#### EXERCISE REQUIREMENTS
Using the listing below, select the lines with the word "this" and copy them.

#### RECORDS TO PROCESS
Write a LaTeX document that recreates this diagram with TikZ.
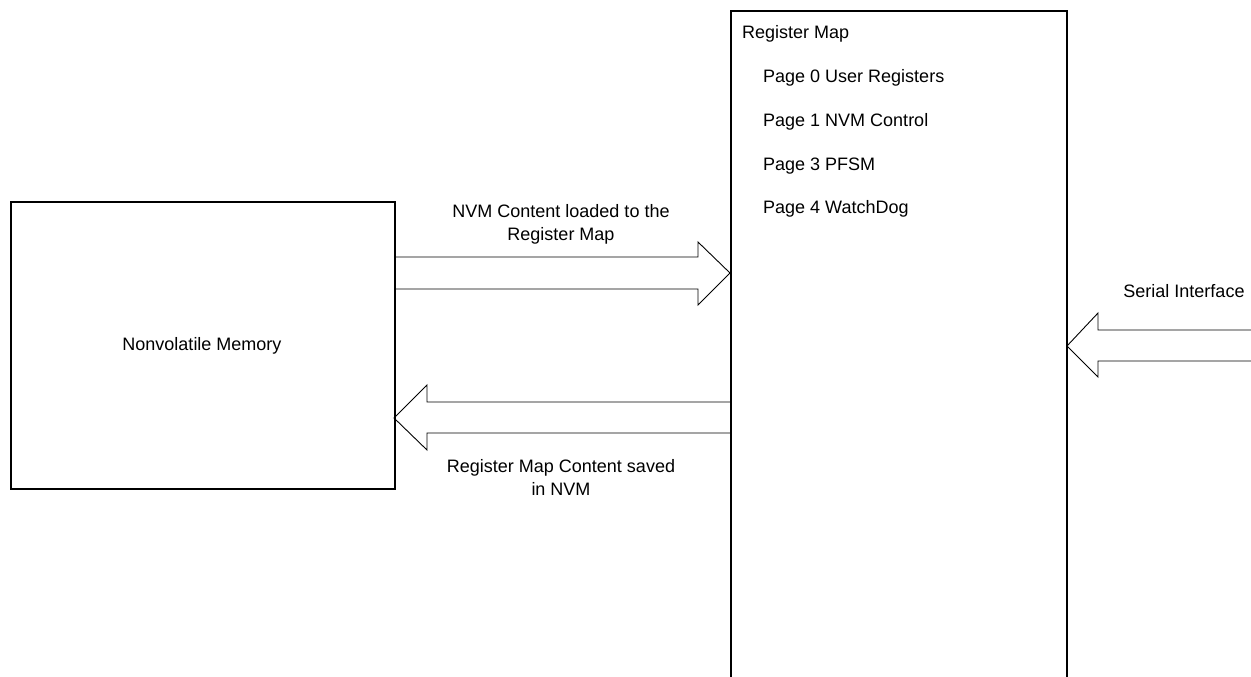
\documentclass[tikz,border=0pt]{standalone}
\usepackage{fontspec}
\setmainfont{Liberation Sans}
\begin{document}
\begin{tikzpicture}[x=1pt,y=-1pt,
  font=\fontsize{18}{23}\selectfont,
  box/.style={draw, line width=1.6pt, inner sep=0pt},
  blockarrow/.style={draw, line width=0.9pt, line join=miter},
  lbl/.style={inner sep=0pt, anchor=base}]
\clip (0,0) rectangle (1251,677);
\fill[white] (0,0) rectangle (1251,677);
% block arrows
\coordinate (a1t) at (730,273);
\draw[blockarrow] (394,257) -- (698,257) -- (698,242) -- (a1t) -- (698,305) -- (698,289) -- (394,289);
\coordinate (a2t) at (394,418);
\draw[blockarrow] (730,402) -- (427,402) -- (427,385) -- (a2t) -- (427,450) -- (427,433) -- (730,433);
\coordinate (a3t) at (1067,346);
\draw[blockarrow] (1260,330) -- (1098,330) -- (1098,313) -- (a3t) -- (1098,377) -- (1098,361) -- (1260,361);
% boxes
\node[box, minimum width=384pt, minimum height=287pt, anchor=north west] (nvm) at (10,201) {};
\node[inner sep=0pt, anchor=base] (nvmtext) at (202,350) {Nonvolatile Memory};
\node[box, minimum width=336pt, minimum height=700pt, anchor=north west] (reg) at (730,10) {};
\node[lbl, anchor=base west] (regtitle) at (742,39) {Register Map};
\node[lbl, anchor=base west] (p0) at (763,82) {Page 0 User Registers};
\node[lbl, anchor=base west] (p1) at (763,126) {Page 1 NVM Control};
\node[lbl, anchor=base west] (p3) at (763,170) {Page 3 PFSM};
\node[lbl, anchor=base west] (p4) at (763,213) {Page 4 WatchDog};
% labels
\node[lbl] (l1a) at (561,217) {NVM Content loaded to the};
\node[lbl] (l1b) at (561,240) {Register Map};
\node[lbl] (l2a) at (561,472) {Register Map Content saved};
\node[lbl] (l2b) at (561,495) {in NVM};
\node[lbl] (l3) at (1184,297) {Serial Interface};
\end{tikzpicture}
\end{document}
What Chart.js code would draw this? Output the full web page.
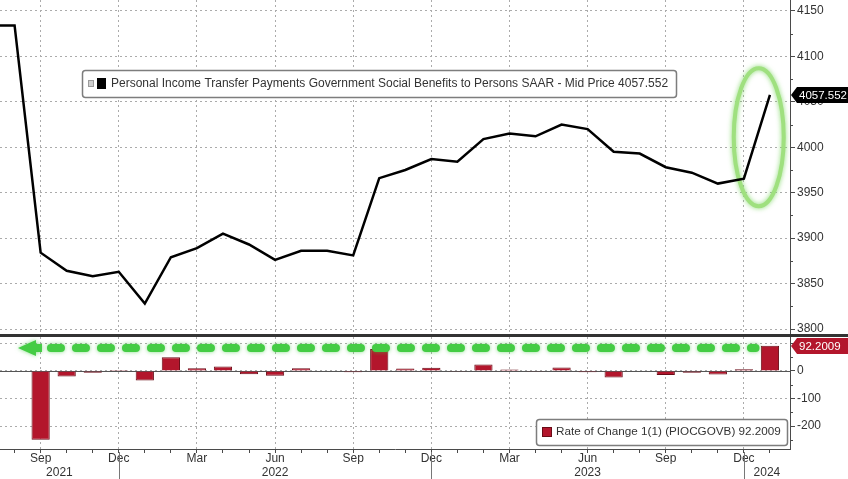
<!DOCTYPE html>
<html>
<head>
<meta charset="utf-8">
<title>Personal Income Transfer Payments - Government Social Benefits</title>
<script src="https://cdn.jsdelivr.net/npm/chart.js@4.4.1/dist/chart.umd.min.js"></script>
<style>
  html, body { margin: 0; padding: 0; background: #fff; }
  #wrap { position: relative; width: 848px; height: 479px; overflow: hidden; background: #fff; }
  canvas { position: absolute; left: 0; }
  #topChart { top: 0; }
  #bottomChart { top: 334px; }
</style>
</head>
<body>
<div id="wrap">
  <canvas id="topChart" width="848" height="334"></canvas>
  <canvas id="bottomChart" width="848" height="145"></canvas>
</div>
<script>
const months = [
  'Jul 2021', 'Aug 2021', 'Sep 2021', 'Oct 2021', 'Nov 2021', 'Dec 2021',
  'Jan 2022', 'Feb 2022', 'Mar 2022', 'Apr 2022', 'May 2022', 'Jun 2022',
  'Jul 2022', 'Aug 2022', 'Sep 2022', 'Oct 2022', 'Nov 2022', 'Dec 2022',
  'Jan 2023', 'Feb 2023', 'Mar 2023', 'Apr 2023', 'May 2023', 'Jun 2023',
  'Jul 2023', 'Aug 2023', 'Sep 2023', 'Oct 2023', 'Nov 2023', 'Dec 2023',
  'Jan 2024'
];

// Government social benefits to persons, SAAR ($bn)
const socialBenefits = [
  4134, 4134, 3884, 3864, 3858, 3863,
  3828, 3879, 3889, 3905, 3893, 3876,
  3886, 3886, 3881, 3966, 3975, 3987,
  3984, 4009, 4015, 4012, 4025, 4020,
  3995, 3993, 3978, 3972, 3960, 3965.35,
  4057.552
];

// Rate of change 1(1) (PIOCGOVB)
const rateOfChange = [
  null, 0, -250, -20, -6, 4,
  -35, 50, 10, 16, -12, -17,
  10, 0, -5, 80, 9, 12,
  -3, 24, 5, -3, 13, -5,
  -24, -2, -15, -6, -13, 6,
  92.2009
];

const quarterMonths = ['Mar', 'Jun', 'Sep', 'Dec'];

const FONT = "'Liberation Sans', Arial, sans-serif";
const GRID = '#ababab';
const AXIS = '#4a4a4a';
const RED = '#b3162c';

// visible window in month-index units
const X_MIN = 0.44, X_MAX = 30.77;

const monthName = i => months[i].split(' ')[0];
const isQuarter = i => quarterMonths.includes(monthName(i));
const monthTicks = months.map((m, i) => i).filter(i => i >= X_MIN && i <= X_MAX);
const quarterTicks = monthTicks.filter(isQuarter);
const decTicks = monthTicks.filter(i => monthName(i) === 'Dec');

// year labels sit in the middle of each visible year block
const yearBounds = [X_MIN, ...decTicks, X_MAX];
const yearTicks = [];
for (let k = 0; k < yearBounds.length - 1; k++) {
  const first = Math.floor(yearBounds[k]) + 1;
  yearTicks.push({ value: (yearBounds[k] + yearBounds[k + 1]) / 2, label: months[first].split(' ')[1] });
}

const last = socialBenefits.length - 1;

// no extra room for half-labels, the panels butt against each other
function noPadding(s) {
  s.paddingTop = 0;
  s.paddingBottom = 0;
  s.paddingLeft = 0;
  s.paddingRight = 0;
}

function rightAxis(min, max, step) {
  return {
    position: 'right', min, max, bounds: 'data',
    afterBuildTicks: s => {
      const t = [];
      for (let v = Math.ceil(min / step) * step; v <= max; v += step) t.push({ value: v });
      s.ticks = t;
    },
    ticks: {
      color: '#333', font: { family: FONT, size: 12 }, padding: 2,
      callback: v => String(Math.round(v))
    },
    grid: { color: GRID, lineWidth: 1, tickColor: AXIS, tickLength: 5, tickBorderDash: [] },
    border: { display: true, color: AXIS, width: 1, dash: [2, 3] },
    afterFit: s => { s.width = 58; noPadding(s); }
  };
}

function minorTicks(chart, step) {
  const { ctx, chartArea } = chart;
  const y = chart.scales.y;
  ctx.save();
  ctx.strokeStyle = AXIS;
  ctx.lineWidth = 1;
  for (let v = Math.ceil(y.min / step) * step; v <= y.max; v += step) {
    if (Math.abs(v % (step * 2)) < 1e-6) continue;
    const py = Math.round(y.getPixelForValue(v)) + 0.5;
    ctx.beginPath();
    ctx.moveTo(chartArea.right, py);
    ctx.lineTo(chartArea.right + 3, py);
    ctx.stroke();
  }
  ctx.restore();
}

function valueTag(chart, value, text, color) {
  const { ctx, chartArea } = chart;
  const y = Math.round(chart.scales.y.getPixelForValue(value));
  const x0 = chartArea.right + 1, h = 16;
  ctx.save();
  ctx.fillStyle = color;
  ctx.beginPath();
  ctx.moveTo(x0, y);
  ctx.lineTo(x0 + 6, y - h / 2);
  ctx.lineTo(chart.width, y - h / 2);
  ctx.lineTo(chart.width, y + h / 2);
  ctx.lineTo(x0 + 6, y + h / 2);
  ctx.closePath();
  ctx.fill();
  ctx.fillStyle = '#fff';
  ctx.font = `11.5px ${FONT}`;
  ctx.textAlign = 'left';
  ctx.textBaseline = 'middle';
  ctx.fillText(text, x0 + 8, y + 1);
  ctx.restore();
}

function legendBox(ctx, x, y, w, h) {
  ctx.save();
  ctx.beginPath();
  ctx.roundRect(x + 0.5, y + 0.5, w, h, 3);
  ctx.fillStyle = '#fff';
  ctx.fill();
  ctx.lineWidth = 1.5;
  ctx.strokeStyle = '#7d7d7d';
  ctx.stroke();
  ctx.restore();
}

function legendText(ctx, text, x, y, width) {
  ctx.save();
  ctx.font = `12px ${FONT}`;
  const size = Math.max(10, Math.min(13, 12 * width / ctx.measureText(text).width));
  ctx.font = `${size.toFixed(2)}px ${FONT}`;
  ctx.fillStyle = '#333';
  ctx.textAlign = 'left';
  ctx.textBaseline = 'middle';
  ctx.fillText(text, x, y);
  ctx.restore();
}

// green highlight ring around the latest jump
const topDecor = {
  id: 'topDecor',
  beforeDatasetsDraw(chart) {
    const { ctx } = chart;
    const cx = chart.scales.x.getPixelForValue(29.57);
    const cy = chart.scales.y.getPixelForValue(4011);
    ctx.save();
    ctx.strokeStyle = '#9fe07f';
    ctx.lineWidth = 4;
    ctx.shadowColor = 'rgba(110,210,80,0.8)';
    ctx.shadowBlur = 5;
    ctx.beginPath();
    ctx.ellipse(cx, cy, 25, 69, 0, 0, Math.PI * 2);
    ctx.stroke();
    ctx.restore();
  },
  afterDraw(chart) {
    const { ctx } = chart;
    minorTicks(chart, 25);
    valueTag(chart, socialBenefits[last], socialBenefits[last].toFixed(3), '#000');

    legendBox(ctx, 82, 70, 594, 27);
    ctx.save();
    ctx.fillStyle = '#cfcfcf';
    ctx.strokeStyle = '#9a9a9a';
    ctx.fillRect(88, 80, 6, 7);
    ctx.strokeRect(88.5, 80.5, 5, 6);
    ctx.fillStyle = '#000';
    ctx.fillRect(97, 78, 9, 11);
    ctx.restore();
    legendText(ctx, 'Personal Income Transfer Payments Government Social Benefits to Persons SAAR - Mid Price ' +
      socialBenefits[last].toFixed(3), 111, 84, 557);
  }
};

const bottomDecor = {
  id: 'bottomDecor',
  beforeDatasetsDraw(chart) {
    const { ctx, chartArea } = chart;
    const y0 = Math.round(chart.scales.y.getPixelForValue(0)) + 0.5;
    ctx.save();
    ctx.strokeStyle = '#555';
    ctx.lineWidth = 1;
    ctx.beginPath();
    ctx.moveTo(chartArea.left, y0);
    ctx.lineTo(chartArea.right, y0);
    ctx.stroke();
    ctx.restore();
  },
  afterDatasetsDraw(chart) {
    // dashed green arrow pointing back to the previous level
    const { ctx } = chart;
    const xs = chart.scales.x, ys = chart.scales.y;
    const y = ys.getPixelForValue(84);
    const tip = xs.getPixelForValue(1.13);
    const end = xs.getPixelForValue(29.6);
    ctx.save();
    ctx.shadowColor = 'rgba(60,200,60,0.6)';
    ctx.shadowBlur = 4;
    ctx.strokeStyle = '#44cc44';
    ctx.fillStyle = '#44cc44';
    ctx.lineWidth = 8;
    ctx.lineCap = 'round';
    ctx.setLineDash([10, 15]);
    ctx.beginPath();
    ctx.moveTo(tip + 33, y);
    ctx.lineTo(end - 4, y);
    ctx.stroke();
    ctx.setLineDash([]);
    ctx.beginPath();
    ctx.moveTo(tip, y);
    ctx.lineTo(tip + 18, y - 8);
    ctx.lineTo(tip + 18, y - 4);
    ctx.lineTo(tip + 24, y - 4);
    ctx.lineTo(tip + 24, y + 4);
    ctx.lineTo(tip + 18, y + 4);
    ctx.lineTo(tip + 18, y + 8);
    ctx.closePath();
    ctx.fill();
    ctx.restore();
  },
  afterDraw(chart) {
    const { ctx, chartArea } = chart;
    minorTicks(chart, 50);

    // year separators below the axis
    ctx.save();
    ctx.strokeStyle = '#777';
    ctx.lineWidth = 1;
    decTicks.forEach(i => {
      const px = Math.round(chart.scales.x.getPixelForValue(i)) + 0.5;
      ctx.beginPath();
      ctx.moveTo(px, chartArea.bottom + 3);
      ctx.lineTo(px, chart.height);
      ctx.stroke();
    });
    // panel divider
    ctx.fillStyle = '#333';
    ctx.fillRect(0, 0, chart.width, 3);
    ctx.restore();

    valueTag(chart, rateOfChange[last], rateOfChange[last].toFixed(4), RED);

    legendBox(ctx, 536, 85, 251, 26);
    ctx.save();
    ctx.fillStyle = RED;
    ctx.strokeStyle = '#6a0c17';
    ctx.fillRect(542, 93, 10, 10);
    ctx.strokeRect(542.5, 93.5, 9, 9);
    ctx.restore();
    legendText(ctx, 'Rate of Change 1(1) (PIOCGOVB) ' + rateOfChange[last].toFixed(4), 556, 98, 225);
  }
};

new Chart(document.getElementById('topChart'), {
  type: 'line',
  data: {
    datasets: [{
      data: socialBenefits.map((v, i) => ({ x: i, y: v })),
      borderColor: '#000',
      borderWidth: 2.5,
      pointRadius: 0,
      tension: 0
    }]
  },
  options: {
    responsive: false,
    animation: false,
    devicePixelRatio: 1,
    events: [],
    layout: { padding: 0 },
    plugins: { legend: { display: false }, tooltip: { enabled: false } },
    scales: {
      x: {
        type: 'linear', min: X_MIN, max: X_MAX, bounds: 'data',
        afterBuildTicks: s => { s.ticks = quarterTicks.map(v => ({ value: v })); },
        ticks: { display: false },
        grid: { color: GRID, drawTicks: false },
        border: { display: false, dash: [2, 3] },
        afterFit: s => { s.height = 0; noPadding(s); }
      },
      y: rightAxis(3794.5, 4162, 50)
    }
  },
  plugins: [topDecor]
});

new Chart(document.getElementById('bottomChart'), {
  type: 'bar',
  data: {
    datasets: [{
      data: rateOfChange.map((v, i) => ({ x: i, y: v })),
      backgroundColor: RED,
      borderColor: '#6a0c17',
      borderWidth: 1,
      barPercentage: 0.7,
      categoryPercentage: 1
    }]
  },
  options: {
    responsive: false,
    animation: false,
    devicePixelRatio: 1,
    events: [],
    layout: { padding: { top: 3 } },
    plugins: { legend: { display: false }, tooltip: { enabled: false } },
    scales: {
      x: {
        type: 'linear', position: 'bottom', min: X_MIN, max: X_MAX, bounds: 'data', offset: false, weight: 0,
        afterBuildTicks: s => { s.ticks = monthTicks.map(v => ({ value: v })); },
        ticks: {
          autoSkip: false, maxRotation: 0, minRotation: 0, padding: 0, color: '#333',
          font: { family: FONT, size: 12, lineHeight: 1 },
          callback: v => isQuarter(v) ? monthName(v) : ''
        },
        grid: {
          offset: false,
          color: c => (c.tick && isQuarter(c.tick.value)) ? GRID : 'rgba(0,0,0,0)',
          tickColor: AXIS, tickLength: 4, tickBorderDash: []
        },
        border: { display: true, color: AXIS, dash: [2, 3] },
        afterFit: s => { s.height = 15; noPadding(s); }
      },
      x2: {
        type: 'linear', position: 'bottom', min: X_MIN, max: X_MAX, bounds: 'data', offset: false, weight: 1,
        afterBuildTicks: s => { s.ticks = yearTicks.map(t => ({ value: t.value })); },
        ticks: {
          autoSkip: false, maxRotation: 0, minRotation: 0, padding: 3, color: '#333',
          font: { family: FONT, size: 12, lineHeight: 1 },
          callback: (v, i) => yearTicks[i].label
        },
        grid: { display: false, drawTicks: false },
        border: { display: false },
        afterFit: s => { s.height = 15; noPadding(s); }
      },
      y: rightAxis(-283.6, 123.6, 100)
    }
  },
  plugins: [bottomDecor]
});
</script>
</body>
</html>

#### EXERCISE RESPONSE
Write a LaTeX document that recreates this diagram with TikZ.
What Chart.js code would draw this? Output the full web page.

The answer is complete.